All these secret codes, numerology and code breaking methods depicted, I tried to entertain some of it at first.
Take 751, 7 = Sevence, 5 = the five contact lenses on the billboard, 'I can see clearly now' woman getting married appears to know Garfield's character somehow, and 1 = the owl on the dollar bill? They all relate to one another to a degree I guess.
There's also the The 3 figurines of actresses with coded messages beneath their names. Are they decodable? What's that all about?

I suspect all of this is designed to encourage us to think like the protagonist, but the content of these hidden messages (if there are any) aren't important.

Quote from: hedgehog90 on May 18, 2019, 02:24:43 PM
Watched this last night.
Enjoyable, somewhat Netflixy. By that I mean it lacked a certain oomph that I expect from a film, but it flowed nicely. I can't imagine this playing in cinemas very well.
I enjoyed the humour and the way it didn't take itself too seriously. Garfield was great. The film-making style wasn't particularly unique or compelling, but it struck a pleasing chord, somewhere between hipster mumblecore and neo-noir.
Overall, it was a decent bit of fun, nothing extraordinary.
7/10

Really? I don't get Netflixy or hipster mumblecore at all. I think a lot of viewers can't get past Andrew Garfield's character maybe. The movie is impeccably made and to me at least the style is totally unique, the only comparisons I could draw while watching it are to David Lynch.

I'm convinced 10-15 years from now this will be viewed as a major movie like the slowburn of critical consensus that took place with "Fire Walk With Me"

Quote from: hedgehog90 on May 18, 2019, 02:24:43 PM
Spoilers now:

There's lots of references to old cinema, comic books and Christianity throughout, but I'm not sure what to make of it all.
Is it silly to interpret Dog Killer as God Killer? After all, culture is his religion, he beats gold-shitting Jesus until he's bloody in the face and then he kills the God of music in the face with the prophet Kurt Cobain's guitar.
And continuing with the dog/god/playing records backwards line of thinking, the parrot is clearly saying Oliver, right? Oliver backwards is Revilo. There was an author & commentator with the palindromic name, Revilo P. Oliver, who gained notoriety in the 60's after publishing one of the first JFK conspiracy theories, arguably the template for what we think of now as the modern day conspiracy theory. He was also a white nationalist according to Wikipedia. No idea if or how it relates at all. This is all off the top of my head btw, I suspect I'm waffling some bollocks right now.

All these secret codes, numerology and code breaking methods depicted, I tried to entertain some of it at first.
Take 751, 7 = Sevence, 5 = the five contact lenses on the billboard, 'I can see clearly now' woman getting married appears to know Garfield's character somehow, and 1 = the owl on the dollar bill? They all relate to one another to a degree I guess.
There's also the The 3 figurines of actresses with coded messages beneath their names. Are they decodable? What's that all about?

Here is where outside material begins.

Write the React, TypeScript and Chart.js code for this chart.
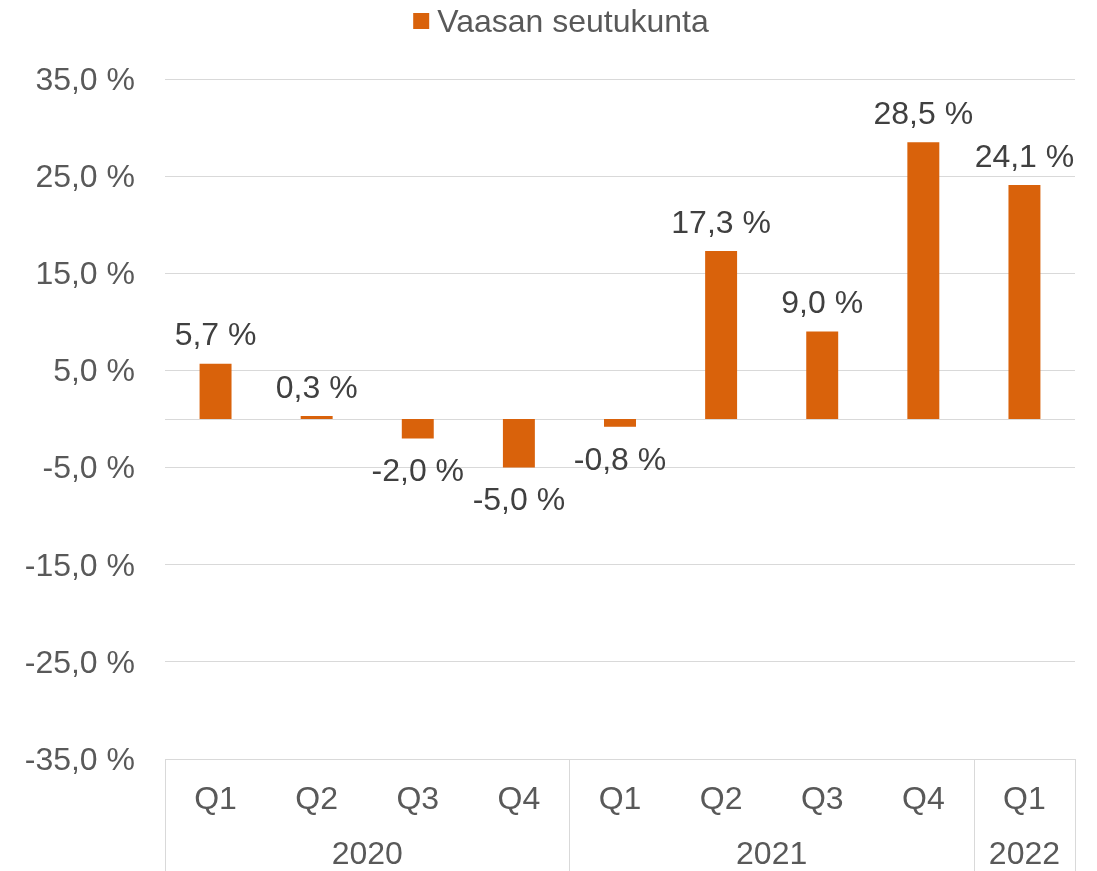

I suspect all of this is designed to encourage us to think like the protagonist, but the content of these hidden messages (if there are any) aren't important.

[Spoilers] There seem to be a lot of deliberate ambiguities (again like a Lynch movie) that leave things open for the audience to interpret. That's aided by Andrew Garfield being an unreliable protagonist/narrator of sorts. For example, it's left open whether Andrew Garfield may in fact be the Dog Killer, perhaps taking out his anger at his ex-girlfriend billboard lady and women in general by murdering dogs at night.